Winter Decided to Stop By Today

Winter decided to stop by today. About time, if you ask me. Almost sixty in the dead of winter, while seemingly a nice respite from the cold, is at the same time a little disconcerting. Besides, it’s not like we’ve been laboring under a lot of frigid weather so far. We really don’t have mind-numbing temperatures to “escape” from. With the exception of a brief cold snap that lasted no more than a few days, this winter has been anything but winter-esque. It’s disappointing, when it comes down to it. I like my seasons…seasonal.

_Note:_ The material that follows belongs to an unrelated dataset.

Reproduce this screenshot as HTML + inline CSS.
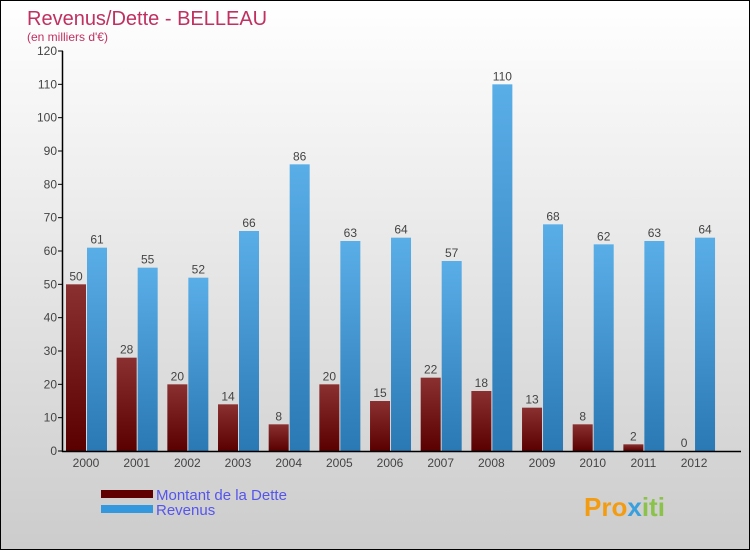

Today? Today it’s snowing. Big, fat flakes that stick to a man’s beard. That great kind of snow that turns the grass and trees a beautiful white, yet leaves the roads and sidewalks bare and wet. In short, it’s an adult snow. This is no snow for children. Children don’t give a tin shit about the roads and sidewalks. They don’t spare a thought for the adults forced to wield shovels while sucking wind and nursing bad backs. Children pine for the thick, wet snow that’s most easily molded into snowballs and forts and snowmen. They not only pine for it, they pine for a lot of it. Heaps of it. School-closing piles of it. You can mark the passing of your childhood by the exact date that you see a forecast of a foot of wet, road-closing snow and you groan instead of doing a happy dance around the living room.

Don’t get me wrong here. I’m an adult, and I like a good snowfall. Love one, actually. But all of us old folks know that when the inches of forecast snow start creeping into double digits, we start wincing at the thought of aching muscles, screaming backs and nightmarish commutes. You know that old saying about too much of a good thing? It applies here.

I went for a walk in the snow at lunchtime. I listened to Sigur Ros (which would be mandatory listening on snowy days, were I king), took in the snow covered landscape and breathed in that lovely and unmistakable smell of a snowy day. (Lorelai Gilmore could always smell snow coming. As she once said, “It's coming. I always know. I can smell it, and I'm never wrong.”) I didn’t think about the commute home or cleaning snow off of a car or any of the hundreds of winter weather inconveniences. I just walked and took it all in. I looked at the snow like a kid does, if only for a brief time. Oddly, that childlike feeling has carried over into the afternoon. I’ve been looking out the window, watching the birds flit around the snow covered trees, and I’ve been feeling the greatest sense of peace.

Maybe we need to take a step back once in a while and think like kids. Forget all the adult bullshit we muck up our lives with and reduce things to their basics. Look past all the noise and static and concentrate on the simple beauty in everything. Maybe the kids have it right. Maybe. Don’t tell them I said that, though. Those smug little bastards, with their young, strong backs.